El papa Francisco viajó a Lesbos, visitó a los refugiados, comprobó las condiciones en las que malviven los seres humanos que escapan de la guerra. Y dijo que aquello que vio le superaba, que le dan ganas de llorar. Pero dijo más cosas. Hizo un "vehemente llamamiento a la responsabilidad y la solidaridad" de la comunidad internacional ante "la catástrofe humanitaria más grande desde la II Guerra Mundial". Alabó al pueblo griego, que pese a su sufrimiento por la devastadora crisis económica que sufre el país, ha atendido a estas personas que llegan a sus tierras desesperadas. Y habló en términos humanos, el tipo de discurso que se echa tanto en falta en los dirigentes europeos, los que presentan con pasmosa frialdad su escandaloso acuerdo con Turquía. "No debemos olvidar que los emigrantes, antes que números son personas, son rostros, nombres, historias. Por desgracia, algunos, entre ellos muchos niños, no han conseguido ni siquiera llegar: han perdido la vida en el mar, víctimas de un viaje inhumano y sometidos a las vejaciones de verdugos infames", declaró.

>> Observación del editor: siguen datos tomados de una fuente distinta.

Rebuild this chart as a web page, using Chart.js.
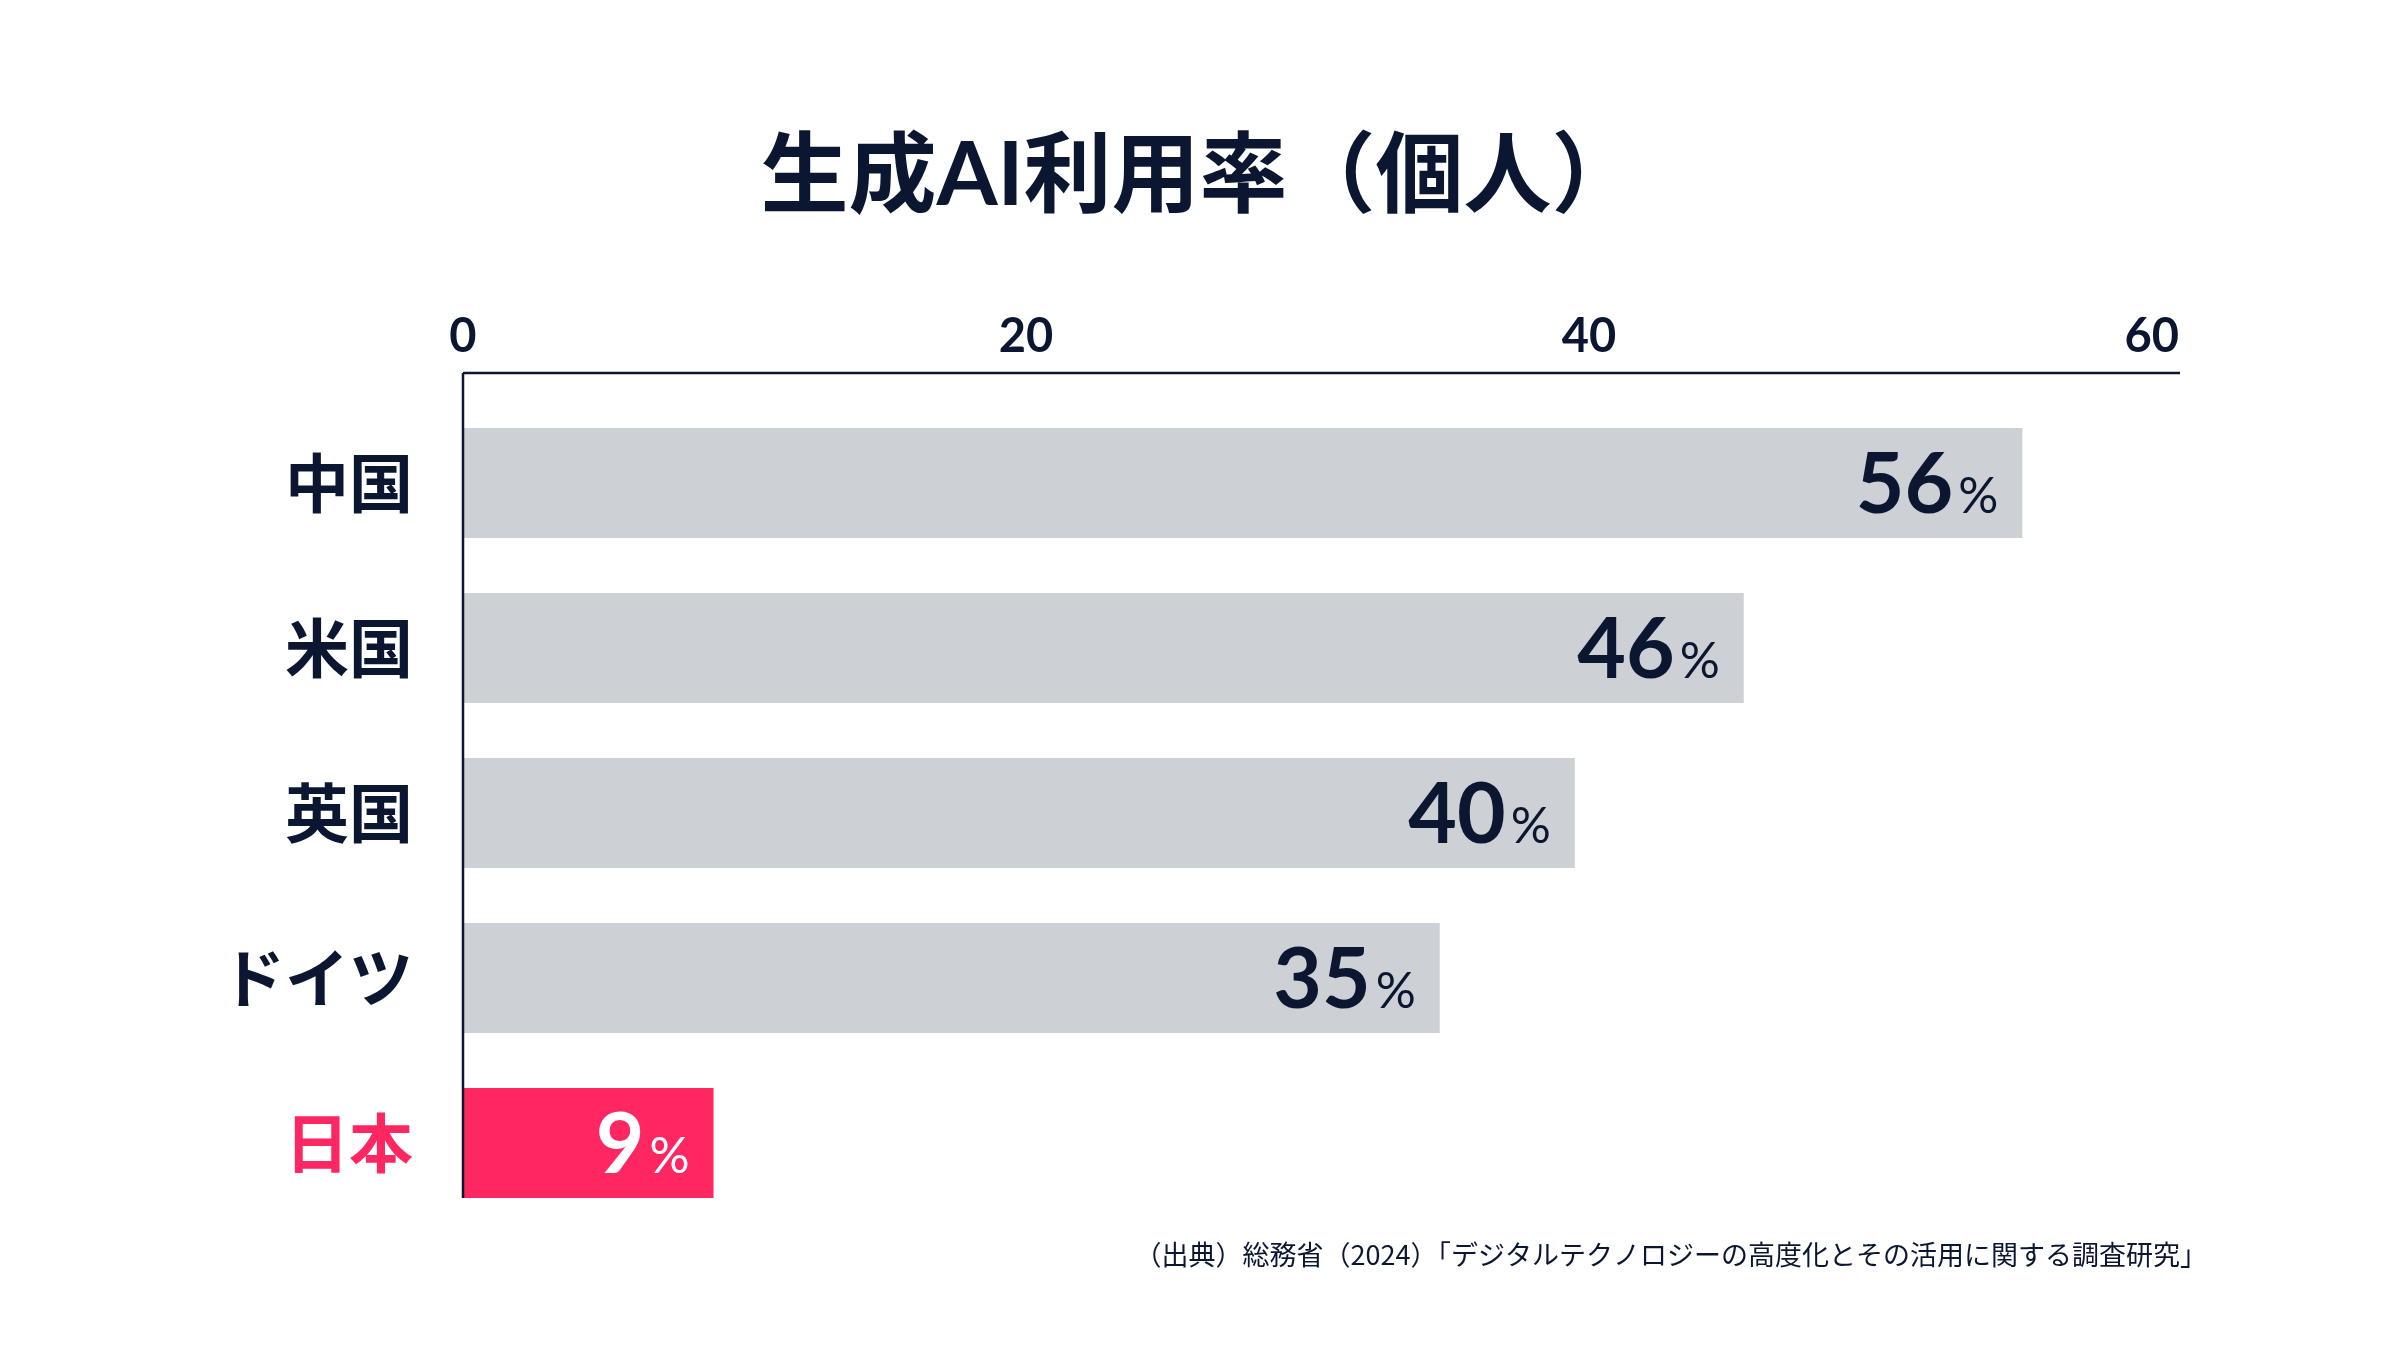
<!DOCTYPE html>
<html lang="ja">
<head>
<meta charset="utf-8">
<title>生成AI利用率（個人）</title>
<script src="https://cdn.jsdelivr.net/npm/chart.js@4.4.1/dist/chart.umd.min.js"></script>
<style>
  html, body { margin: 0; padding: 0; background: #fff; }
  canvas { display: block; }
</style>
</head>
<body>
<canvas id="chartUsage" width="2400" height="1350"></canvas>
<script>
// data
const countries = ['中国', '米国', '英国', 'ドイツ', '日本'];
const usageRates = [55.4, 45.5, 39.5, 34.7, 8.9];
const rateLabels = ['56', '46', '40', '35', '9'];
const xTicks = [0, 20, 40, 60];
const highlightIndex = 4;

const titleText = '生成AI利用率（個人）';
const sourceText = '（出典）総務省（2024）「デジタルテクノロジーの高度化とその活用に関する調査研究」';

const NAVY = '#0b1631';
const GRAY = '#cdd0d5';
const PINK = '#ff2762';
const LATIN = 'Lato, "Noto Sans CJK JP", sans-serif';
const CJK = '"Noto Sans CJK JP", sans-serif';

// title centred on the whole canvas, not on the plot
const pageTitle = {
  id: 'pageTitle',
  afterDraw(chart) {
    const { ctx } = chart;
    ctx.save();
    ctx.fillStyle = NAVY;
    ctx.font = `bold 88px ${LATIN}`;
    ctx.textAlign = 'center';
    ctx.textBaseline = 'middle';
    ctx.fillText(titleText, chart.width / 2, 177);
    ctx.restore();
  }
};

// axis lines sit one bar-gap above the first bar and stop at the last bar
const axisLines = {
  id: 'axisLines',
  afterDatasetsDraw(chart) {
    const { ctx, scales: { x, y } } = chart;
    const bars = chart.getDatasetMeta(0).data;
    const first = bars[0], last = bars[bars.length - 1];
    const band = y.getPixelForValue(1) - y.getPixelForValue(0);
    const top = first.y - first.height / 2 - (band - first.height);
    const bottom = last.y + last.height / 2;
    ctx.save();
    ctx.strokeStyle = NAVY;
    ctx.lineWidth = 2.5;
    ctx.beginPath();
    ctx.moveTo(x.left, top);
    ctx.lineTo(x.right, top);
    ctx.moveTo(x.left, top);
    ctx.lineTo(x.left, bottom);
    ctx.stroke();
    ctx.restore();
  }
};

// "56%" labels inside the bar ends
const valueLabels = {
  id: 'valueLabels',
  afterDatasetsDraw(chart) {
    const { ctx } = chart;
    chart.getDatasetMeta(0).data.forEach((bar, i) => {
      const right = bar.x - 24;
      const base = bar.y + 30;
      ctx.save();
      ctx.fillStyle = i === highlightIndex ? '#fff' : NAVY;
      ctx.textAlign = 'right';
      ctx.textBaseline = 'alphabetic';
      ctx.font = `50px ${LATIN}`;
      ctx.fillText('%', right, base);
      const w = ctx.measureText('%').width;
      ctx.font = `bold 84px ${LATIN}`;
      ctx.fillText(rateLabels[i], right - w - 5, base);
      ctx.restore();
    });
  }
};

const sourceNote = {
  id: 'sourceNote',
  afterDraw(chart) {
    const { ctx, scales: { x } } = chart;
    const bars = chart.getDatasetMeta(0).data;
    const last = bars[bars.length - 1];
    ctx.save();
    ctx.fillStyle = NAVY;
    ctx.font = `27px ${CJK}`;
    ctx.textAlign = 'right';
    ctx.textBaseline = 'middle';
    ctx.fillText(sourceText, x.right + 27, last.y + last.height / 2 + 57);
    ctx.restore();
  }
};

new Chart(document.getElementById('chartUsage').getContext('2d'), {
  type: 'bar',
  data: {
    labels: countries,
    datasets: [{
      data: usageRates,
      backgroundColor: countries.map((c, i) => i === highlightIndex ? PINK : GRAY),
      borderWidth: 0,
      barPercentage: 0.667,
      categoryPercentage: 1
    }]
  },
  options: {
    indexAxis: 'y',
    responsive: false,
    animation: false,
    devicePixelRatio: 1,
    layout: { padding: { top: 245.8, left: 0, right: 220, bottom: 124.5 } },
    plugins: {
      legend: { display: false },
      tooltip: { enabled: false },
      title: { display: false }
    },
    scales: {
      x: {
        type: 'linear',
        position: 'top',
        min: 0,
        max: 61,
        afterBuildTicks: s => { s.ticks = xTicks.map(v => ({ value: v })); },
        afterFit: s => { s.height = 154.7; },
        grid: { display: false, drawTicks: false },
        border: { display: false },
        ticks: { color: NAVY, padding: 35, font: { family: LATIN, size: 47, weight: 'bold' } }
      },
      y: {
        afterFit: s => { s.width = 463; },
        grid: { display: false, drawTicks: false },
        border: { display: false },
        ticks: {
          padding: 50,
          color: ctx => ctx.index === highlightIndex ? PINK : NAVY,
          font: { family: CJK, size: 64, weight: 'bold' }
        }
      }
    }
  },
  plugins: [pageTitle, axisLines, valueLabels, sourceNote]
});
</script>
</body>
</html>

La simple presencia del papa en Lesbos contrasta con la falta de humanidad de los gobernantes europeos. Y su decisión de acoger en el Vaticano a 12 refugiados, 6 de ellos niños, da un ejemplo. A su medida, sí. Simbólico, desde luego. Pero muy potente. El papa llamó a conventos e iglesias a acoger a refugiados. Y él sigue ese consejo con esta decisión. Y, además, acoge a personas de credo musulmán, lo que probablemente cabreará a no pocos mojigatos y ultraconservadores. Se acerca el papa al discurso social y humanitario que jamás debió perder la Iglesia, pero del que tanto se alejan los obispos y sacerdotes que sientan cátedra desde sus púlpitos sobre principios morales, diciendo lo que está bien y mal, más preocupados por la ortodoxia en el comportamiento que por los dramas humanitarios. 

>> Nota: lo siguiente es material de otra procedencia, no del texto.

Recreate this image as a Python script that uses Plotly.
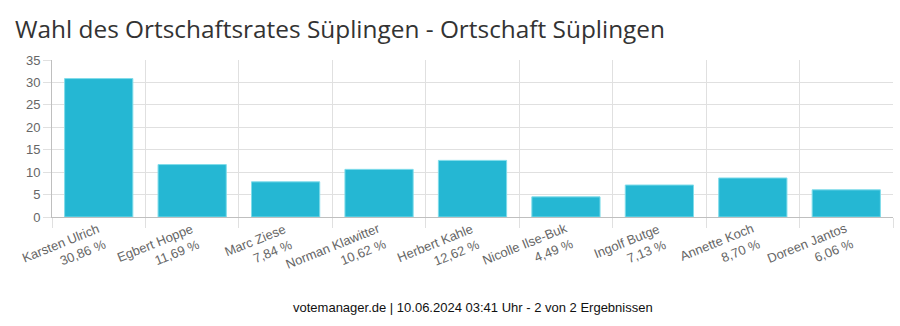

El papa no se ha alejado tanto en cuestiones doctrinales del mensaje tradicional de la Iglesia. Pero sí ha puesto el acento en problemas más acuciantes. Ya se sabe que la Iglesia está en contra del aborto o de que se llame matrimonio a la unión entre homosexuales. Y el papa comulga con esas ideas. Pero no centra sus intervenciones en ello. Ni lo considera lo más importante. Y es de agradecer. Porque cambia el soniquete cabreado de tantos miembros de la jerarquía católica, regañando a todo el mundo por no cumplir los preceptos éticos y de conducta que consideran imprescindibles, por un mensaje social. Clama a los gobernantes y los ciudadanos a acoger a los refugiados. Prefiere la caridad cristina a la ortodoxia doctrinal. 

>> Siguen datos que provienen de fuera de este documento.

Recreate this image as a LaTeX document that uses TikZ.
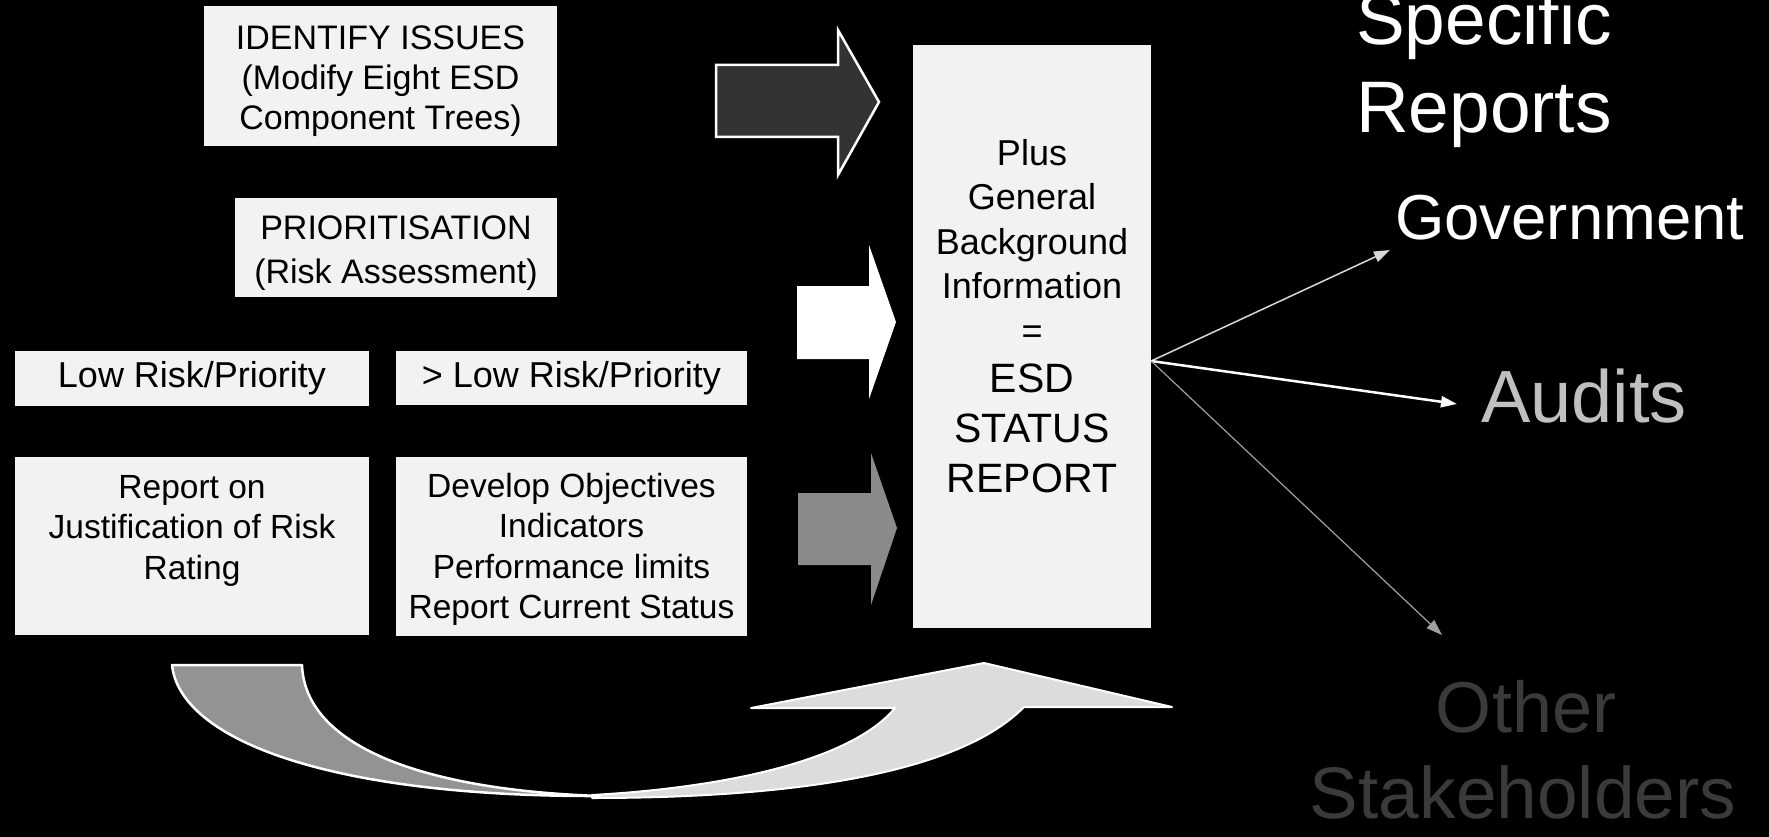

Estamos en un mundo en el que anteponer el bienestar de las personas a los intereses económicos o hablar de seres humanos en lugar de un conflicto migratorio parece populista. Es tal la degradación ética de esta sociedad que todo aquel que pide acoger a los seres humanos que escapan de la guerra es tildado de buenista. De pobre infeliz que cree vivir en un mundo de piruletas y nubes de algodón. Se ridiculiza a todo aquel que, antes de analizar cifras, se fija en los rostros humanos. Como si pedir una trato humano y solidario a los refugiados sirios fuera imposible, impropio de alguien realista. Por eso tantas personas tildan al papa de populista o demagogo. Porque está tan extendido el pensamiento único de lo económico por encima de todo que se ridiculiza la mirada humanitaria a quienes tanto sufren. De ahí la oportunidad del mensaje del papa. Por contraposición a la frialdad repugnante e inhumana de los gobernantes europeos. En la comparación reside la grandeza de la posición del papa ante el drama de los refugiados y la insolidaridad de quienes firman acuerdos vergonzosos con Turquía para alejar de ellos a las personas desesperadas. Con Francisco entran ganas de devolverle la mayúscula a la palabra Papa.